ビジョナリー・カンパニー 2

「ビジョナリー・カンパニー 2」を読み終わった。なかなか読ませる本で一気に読めてしまった。

昨日の日記で、僕は、メンバーにやる気を感じてもらう必要があると書いた。しかし、この本では、組織のメンバーの意欲を引き出すのは問題ではないと言っている(最初に正しく人を選びさえすれば)。それよりも、メンバーの意欲をくじかないことの方が重要。
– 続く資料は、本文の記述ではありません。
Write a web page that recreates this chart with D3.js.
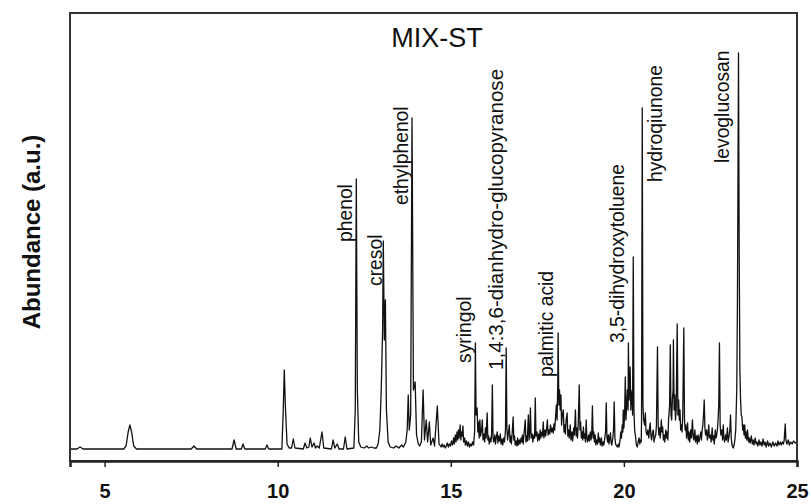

では、意欲をくじくのはどういうときかというと、組織内の力のある人たちが、厳しい現実を直視せずにいい加減なことを言っているとき。

自分たちの力とやるべきことを理解(決して作るのではない)し、シンプルな行動原理に落とし込み、巨大な弾み車を少しずつ回していくように、ものごとを少しずつ進めていく。弾み車が回るうちに各人が直感的に判断する「これを続けていれば、すごいことがおこるぞ」と。目標を押し付ける必要はないし、管理に労力をかける必要もない。そして、いつしか、弾み車は誰にも止められないくらいに勢いがついてくる。

シンプルな行動原理に落とし込むまでは、定められたメンバーで徹底的に議論するのが良いらしい。しかし、僕にとっては「議論」というと不毛なイメージが付きまとっている。当り障りのない意見が好まれ、組織の弱みを客観的に分析する雰囲気にはならない。さらに、参加者が自分の力を誇示しだすともう駄目。ものごとの失敗の原因は、すべて特定個人のせいになる。そういう自分も、たまに切れて場の雰囲気を壊してしまう(良く先輩にフォローしてもらって助けてもらっている。反省した方が良いだろうな)。

この本の一番の特徴的なテーマである、「最初に正しく人を選ぶ」については、その具体的な方法の記述は少なかった。むしろ、優秀な人(実績のある人)をポストがなくてもとにかく雇えという記述が目立った。ソフトウェア開発チームでそんなことをすると、プライドの高い人ばかりが集まってコミュニケーションが少なくなり、皆、自分たちの担当以外の部分に対して意図的に無関心になったり、また、マネージャは余っている戦力をとにかくどこかに割り当てようとして、向いていない仕事を開発者に押し付けたり、、、とかいろいろトラブリそうだな。

まあ、人の選び方については一般的な原則はないので、各人の環境の下で、各人が判断しなければいけないということなのだろう。僕が人を選ぶとしたら(そんな立場にはないが)、この本を読んで面白いと感じる人を選びたい。えらい敷居が低いのかもしれないが、僕にとってはそれで十分。自分の力を誇示するためでもなく、手っ取り早くお金をもうけるためでもなく、技術を追うためでもない。偉大なことの実現に寄与するという意識をもって毎日の仕事に取り組めたら幸せだと思う。そして、そういう幸せを共有できる人と一緒に仕事ができれば楽しいと思う。